Many PyTorch projects are written for NVIDIA GPUs using torch.cuda.* APIs. To run these on Moore Threads GPUs, you would normally need to change every cuda reference to musa. torchada eliminates this by automatically translating CUDA API calls to MUSA equivalents at runtime.

Prerequisites

  • torch_musa: You must have torch_musa installed (this provides MUSA support for PyTorch)
  • Moore Threads GPU: A Moore Threads GPU with proper driver installed

Installation

pip install torchada

# Or install from source
git clone https://github.com/MooreThreads/torchada.git
cd torchada
pip install -e .

Quick Start

import torchada  # ← Add this one line at the top
import torch

# Your existing CUDA code works unchanged:
x = torch.randn(10, 10).cuda()
print(torch.cuda.device_count())
torch.cuda.synchronize()

That's it! All torch.cuda.* APIs are automatically redirected to torch.musa.*.

What Works

Feature Example
Device operations tensor.cuda(), model.cuda(), torch.device("cuda")
Memory management torch.cuda.memory_allocated(), empty_cache()
Synchronization torch.cuda.synchronize(), Stream, Event
Mixed precision torch.cuda.amp.autocast(), GradScaler()
CUDA Graphs torch.cuda.CUDAGraph, torch.cuda.graph()
CUDA Runtime torch.cuda.cudart() → uses MUSA runtime
Profiler ProfilerActivity.CUDA → uses PrivateUse1
Custom Ops Library.impl(..., "CUDA") → uses PrivateUse1
Distributed dist.init_process_group(backend='nccl') → uses MCCL
torch.compile torch.compile(model) with all backends
C++ Extensions CUDAExtension, BuildExtension, load()
FlexAttention torch.nn.attention.flex_attention works on MUSA
ctypes Libraries ctypes.CDLL with CUDA function names → MUSA equivalents

Examples

Mixed Precision Training

import torchada
import torch

model = MyModel().cuda()
scaler = torch.cuda.amp.GradScaler()

with torch.cuda.amp.autocast():
    output = model(data.cuda())
    loss = criterion(output, target.cuda())

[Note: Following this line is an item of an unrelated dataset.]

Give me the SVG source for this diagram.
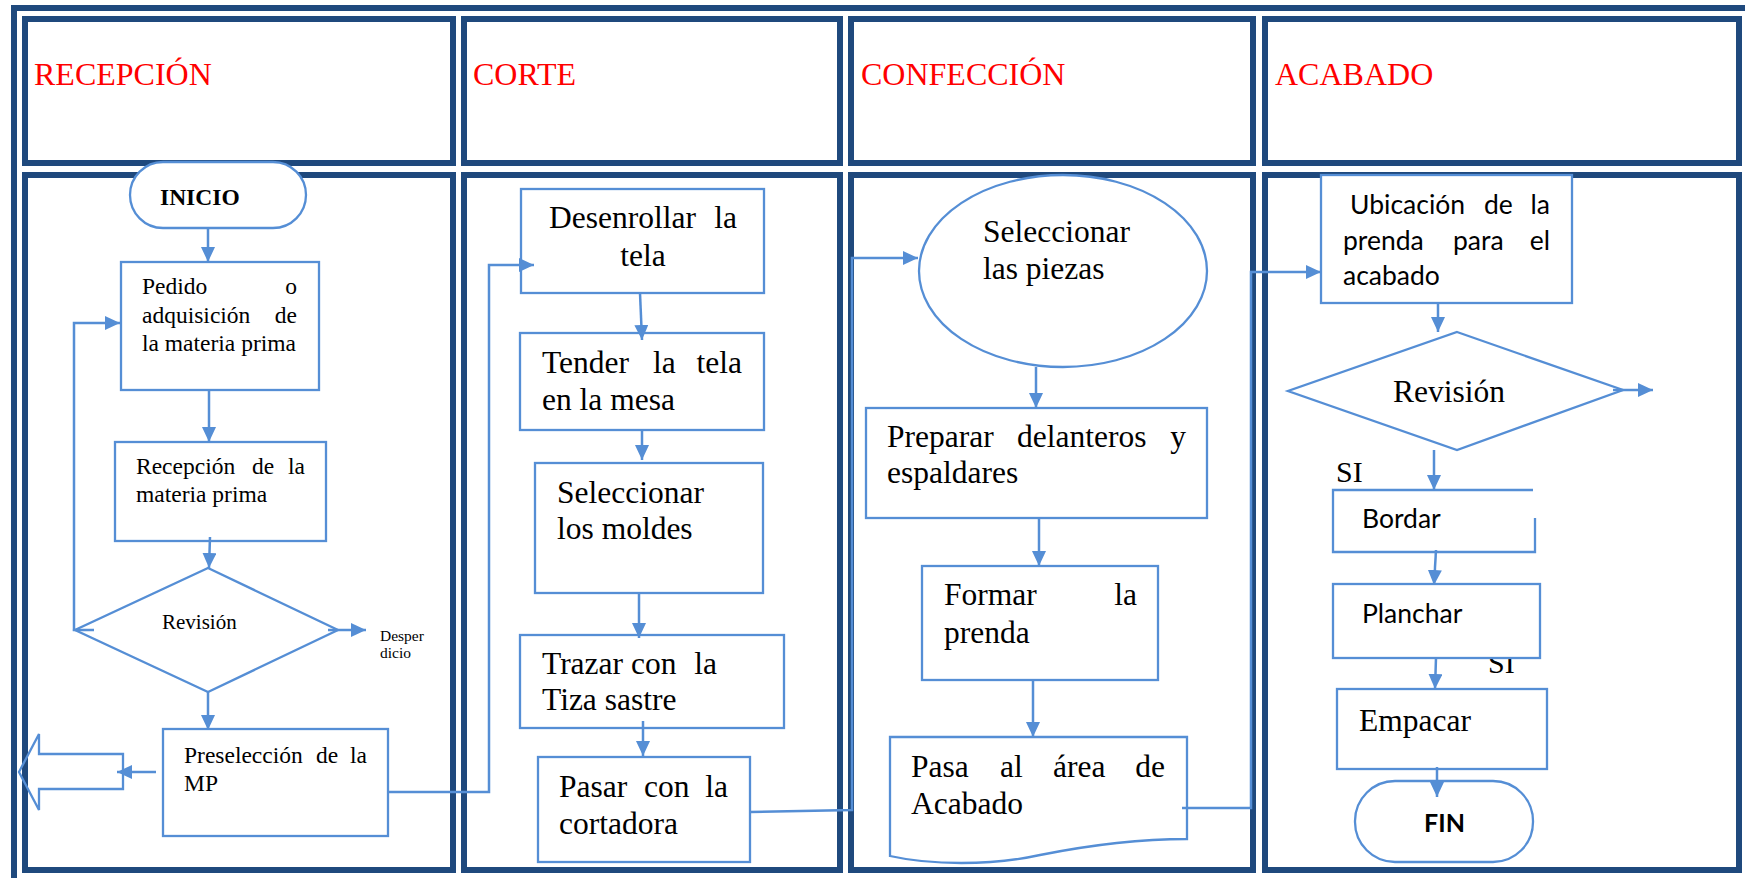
<svg xmlns="http://www.w3.org/2000/svg" width="1745" height="878" viewBox="0 0 1745 878">
<defs>
<style>
.frame{fill:none;stroke:#1F497D;stroke-width:6}
.cell{fill:none;stroke:#1F497D;stroke-width:6}
.node{fill:#fff;stroke:#558ED5;stroke-width:2.3}
.conn{fill:none;stroke:#558ED5;stroke-width:2.5}
.hdr{font-family:"Liberation Serif",serif;font-size:32px;fill:#FF0000}
.s23{font-family:"Liberation Serif",serif;font-size:23.5px;fill:#000}
.s21{font-family:"Liberation Serif",serif;font-size:21px;fill:#000}
.s15{font-family:"Liberation Serif",serif;font-size:15.5px;fill:#000}
.s31{font-family:"Liberation Serif",serif;font-size:31.5px;fill:#000}
.s30{font-family:"Liberation Serif",serif;font-size:30px;fill:#000}
.cal{font-family:Lato,"Liberation Sans",sans-serif;font-size:26.5px;fill:#000}
.bold{font-weight:bold}
</style>
<marker id="ah" viewBox="0 0 15 14" refX="15" refY="7" markerWidth="15" markerHeight="14" markerUnits="userSpaceOnUse" orient="auto">
<path d="M0,0 L15,7 L0,14 z" fill="#558ED5"/>
</marker>
</defs>
<rect width="1745" height="878" fill="#fff"/>

<g id="lanes">
<rect class="frame" x="14" y="8" width="1760" height="900"/>
<rect class="cell" x="25" y="19" width="428" height="144"/>
<rect class="cell" x="464" y="19" width="376" height="144"/>
<rect class="cell" x="851" y="19" width="402" height="144"/>
<rect class="cell" x="1265" y="19" width="474" height="144"/>
<rect class="cell" x="25" y="175" width="428" height="695"/>
<rect class="cell" x="464" y="175" width="376" height="695"/>
<rect class="cell" x="851" y="175" width="402" height="695"/>
<rect class="cell" x="1265" y="175" width="474" height="695"/>
<text class="hdr" x="34" y="85">RECEPCIÓN</text>
<text class="hdr" x="473" y="85">CORTE</text>
<text class="hdr" x="861" y="85">CONFECCIÓN</text>
<text class="hdr" x="1275" y="85">ACABADO</text>
</g>

<g id="inicio">
<rect class="node" x="130" y="162" width="176" height="66" rx="33"/>
<text class="s23 bold" x="160" y="205">INICIO</text>
</g>
<g id="pedido">
<rect class="node" x="121" y="262" width="198" height="128"/>
<text class="s23" x="142" y="294">Pedido</text><text class="s23" x="297" y="294" text-anchor="end">o</text>
<text class="s23" x="142" y="322.5">adquisición</text><text class="s23" x="297" y="322.5" text-anchor="end">de</text>
<text class="s23" x="142" y="350.5">la materia prima</text>
</g>
<g id="recepcion">
<rect class="node" x="115" y="442" width="211" height="99"/>
<text class="s23" x="136" y="474">Recepción</text><text class="s23" x="252" y="474">de</text><text class="s23" x="305" y="474" text-anchor="end">la</text>
<text class="s23" x="136" y="502">materia prima</text>
</g>
<g id="revision1">
<polygon class="node" points="208,568 338,630 208,692 75,630"/>
<text class="s21" x="162" y="629">Revisión</text>
</g>
<g id="desperdicio">
<text class="s15" x="380" y="641">Desper</text>
<text class="s15" x="380" y="658">dicio</text>
</g>
<g id="preseleccion">
<rect class="node" x="163" y="729" width="225" height="107"/>
<text class="s23" x="184" y="763">Preselección</text><text class="s23" x="316" y="763">de</text><text class="s23" x="367" y="763" text-anchor="end">la</text>
<text class="s23" x="184" y="791">MP</text>
</g>
<g id="salida">
<polygon points="19,772 39,734 39,754 123,754 123,789 39,789 39,810" fill="none" stroke="#558ED5" stroke-width="2.3"/>
</g>

<g id="desenrollar">
<rect class="node" x="521" y="189" width="243" height="104"/>
<text class="s31" x="549" y="228">Desenrollar</text><text class="s31" x="737" y="228" text-anchor="end">la</text>
<text class="s31" x="643" y="266" text-anchor="middle">tela</text>
</g>
<g id="tender">
<rect class="node" x="520" y="333" width="244" height="97"/>
<text class="s31" x="542" y="372.5">Tender</text><text class="s31" x="653" y="372.5">la</text><text class="s31" x="742" y="372.5" text-anchor="end">tela</text>
<text class="s31" x="542" y="410">en la mesa</text>
</g>
<g id="moldes">
<rect class="node" x="535" y="463" width="228" height="130"/>
<text class="s31" x="557" y="502.5">Seleccionar</text>
<text class="s31" x="557" y="539">los moldes</text>
</g>
<g id="trazar">
<rect class="node" x="520" y="635" width="264" height="93"/>
<text class="s31" x="542" y="674">Trazar con</text><text class="s31" x="717" y="674" text-anchor="end">la</text>
<text class="s31" x="542" y="710">Tiza sastre</text>
</g>
<g id="pasar">
<rect class="node" x="538" y="757" width="212" height="105"/>
<text class="s31" x="559" y="796.5">Pasar</text><text class="s31" x="644" y="796.5">con</text><text class="s31" x="728" y="796.5" text-anchor="end">la</text>
<text class="s31" x="559" y="834">cortadora</text>
</g>

<g id="piezas">
<ellipse class="node" cx="1063" cy="271" rx="144" ry="96"/>
<text class="s31" x="983" y="241.5">Seleccionar</text>
<text class="s31" x="983" y="279">las piezas</text>
</g>
<g id="preparar">
<rect class="node" x="866" y="408" width="341" height="110"/>
<text class="s31" x="887" y="446.5">Preparar</text><text class="s31" x="1017" y="446.5">delanteros</text><text class="s31" x="1186" y="446.5" text-anchor="end">y</text>
<text class="s31" x="887" y="483">espaldares</text>
</g>
<g id="formar">
<rect class="node" x="922" y="566" width="236" height="114"/>
<text class="s31" x="944" y="605">Formar</text><text class="s31" x="1137" y="605" text-anchor="end">la</text>
<text class="s31" x="944" y="643">prenda</text>
</g>
<g id="pasa">
<path class="node" d="M890,737 H1187 V839 C1140,839 1090,845 1040,855 C990,866 930,865 890,856 Z"/>
<text class="s31" x="911" y="776.5">Pasa</text><text class="s31" x="1000" y="776.5">al</text><text class="s31" x="1053" y="776.5">área</text><text class="s31" x="1165" y="776.5" text-anchor="end">de</text>
<text class="s31" x="911" y="814">Acabado</text>
</g>

<g id="ubicacion">
<rect class="node" x="1321" y="175" width="251" height="128"/>
<text class="cal" x="1350" y="214">Ubicación</text><text class="cal" x="1484" y="214">de</text><text class="cal" x="1550" y="214" text-anchor="end">la</text>
<text class="cal" x="1343" y="250">prenda</text><text class="cal" x="1453" y="250">para</text><text class="cal" x="1550" y="250" text-anchor="end">el</text>
<text class="cal" x="1343" y="285">acabado</text>
</g>
<g id="revision2">
<polygon class="node" points="1457,332 1623,390 1457,450 1288,391"/>
<text class="s31" x="1393" y="401.5">Revisión</text>
</g>
<g id="si1">
<text class="s30" x="1336" y="481.5">SI</text>
</g>
<g id="bordar">
<rect x="1333" y="490" width="202" height="62" fill="#fff"/>
<path d="M1535,518 V552 H1333 V490 H1533" fill="none" stroke="#558ED5" stroke-width="2.3"/>
<text class="cal" x="1362" y="528">Bordar</text>
</g>
<g id="si2">
<text class="s30" x="1488" y="672.5">SI</text>
</g>
<g id="planchar">
<rect class="node" x="1333" y="584" width="207" height="74"/>
<text class="cal" x="1362" y="623">Planchar</text>
</g>
<g id="empacar">
<rect class="node" x="1337" y="689" width="210" height="80"/>
<text class="s31" x="1359" y="730.5">Empacar</text>
</g>
<g id="fin">
<rect class="node" x="1355" y="781" width="178" height="81" rx="40"/>
<text class="cal bold" x="1444.5" y="831.5" text-anchor="middle" style="font-size:25px">FIN</text>
</g>

<g id="connectors">
<path class="conn" d="M208,228 V262" marker-end="url(#ah)"/>
<path class="conn" d="M209,390 V442" marker-end="url(#ah)"/>
<path class="conn" d="M210,537 L209,568" marker-end="url(#ah)"/>
<path class="conn" d="M208,692 V730" marker-end="url(#ah)"/>
<path class="conn" d="M328,630 H366" marker-end="url(#ah)"/>
<path class="conn" d="M94,630 H74 V323 H120" marker-end="url(#ah)"/>
<path class="conn" d="M156,772 H117" marker-end="url(#ah)"/>
<path class="conn" d="M388,792 H489 V265 H534" marker-end="url(#ah)"/>
<path class="conn" d="M640,293 L642,340" marker-end="url(#ah)"/>
<path class="conn" d="M642,430 V460" marker-end="url(#ah)"/>
<path class="conn" d="M639,593 V638" marker-end="url(#ah)"/>
<path class="conn" d="M643,721 V756" marker-end="url(#ah)"/>
<path class="conn" d="M750,812 L852,810 V258 H918" marker-end="url(#ah)"/>
<path class="conn" d="M1036,367 V408" marker-end="url(#ah)"/>
<path class="conn" d="M1039,518 V566" marker-end="url(#ah)"/>
<path class="conn" d="M1033,680 V737" marker-end="url(#ah)"/>
<path class="conn" d="M1182,808 H1251 V272 H1321" marker-end="url(#ah)"/>
<path class="conn" d="M1438,303 V332" marker-end="url(#ah)"/>
<path class="conn" d="M1613,390 H1653" marker-end="url(#ah)"/>
<path class="conn" d="M1434,450 V490" marker-end="url(#ah)"/>
<path class="conn" d="M1436,550 L1434,585" marker-end="url(#ah)"/>
<path class="conn" d="M1436,658 L1435,689" marker-end="url(#ah)"/>
<path class="conn" d="M1437,767 V797" marker-end="url(#ah)"/>
</g>
</svg>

scaler.scale(loss).backward()
scaler.step(optimizer)
scaler.update()

Distributed Training

import torchada
import torch.distributed as dist

# 'nccl' is automatically mapped to 'mccl' on MUSA
dist.init_process_group(backend='nccl')

CUDA Graphs

import torchada
import torch

g = torch.cuda.CUDAGraph()
with torch.cuda.graph(cuda_graph=g):  # cuda_graph= keyword works on MUSA
    y = model(x)

torch.compile

import torchada
import torch

compiled_model = torch.compile(model.cuda(), backend='inductor')

Building C++ Extensions

import torchada  # Must import before torch.utils.cpp_extension
from torch.utils.cpp_extension import CUDAExtension, BuildExtension

# Standard CUDAExtension works — torchada handles CUDA→MUSA translation
ext = CUDAExtension("my_ext", sources=["kernel.cu"])

Custom Ops

import torchada
import torch

my_lib = torch.library.Library("my_lib", "DEF")
my_lib.define("my_op(Tensor x) -> Tensor")
my_lib.impl("my_op", my_func, "CUDA")  # Works on MUSA!

Profiler

import torchada
import torch

# ProfilerActivity.CUDA works on MUSA
with torch.profiler.profile(
    activities=[torch.profiler.ProfilerActivity.CPU, torch.profiler.ProfilerActivity.CUDA]
) as prof:
    model(x)

ctypes Library Loading

import torchada
import ctypes

# Load MUSA runtime library with CUDA function names
lib = ctypes.CDLL("libmusart.so")
func = lib.cudaMalloc  # Automatically translates to musaMalloc

# Works with MCCL too
nccl_lib = ctypes.CDLL("libmccl.so")
func = nccl_lib.ncclAllReduce  # Automatically translates to mcclAllReduce

Platform Detection

import torchada
from torchada import detect_platform, Platform

platform = detect_platform()
if platform == Platform.MUSA:
    print("Running on Moore Threads GPU")
elif platform == Platform.CUDA:
    print("Running on NVIDIA GPU")

# Or use torch.version-based detection
def is_musa():
    import torch
    return hasattr(torch.version, 'musa') and torch.version.musa is not None

Performance

torchada uses aggressive caching to minimize runtime overhead. All frequently-called operations complete in under 200 nanoseconds:

Operation Overhead
torch.cuda.device_count() ~140ns
torch.cuda.Stream (attribute access) ~130ns
torch.cuda.Event (attribute access) ~130ns
_translate_device('cuda') ~140ns
torch.backends.cuda.is_built() ~155ns

For comparison, a typical GPU kernel launch takes 5,000-20,000ns. The patching overhead is negligible for real-world applications.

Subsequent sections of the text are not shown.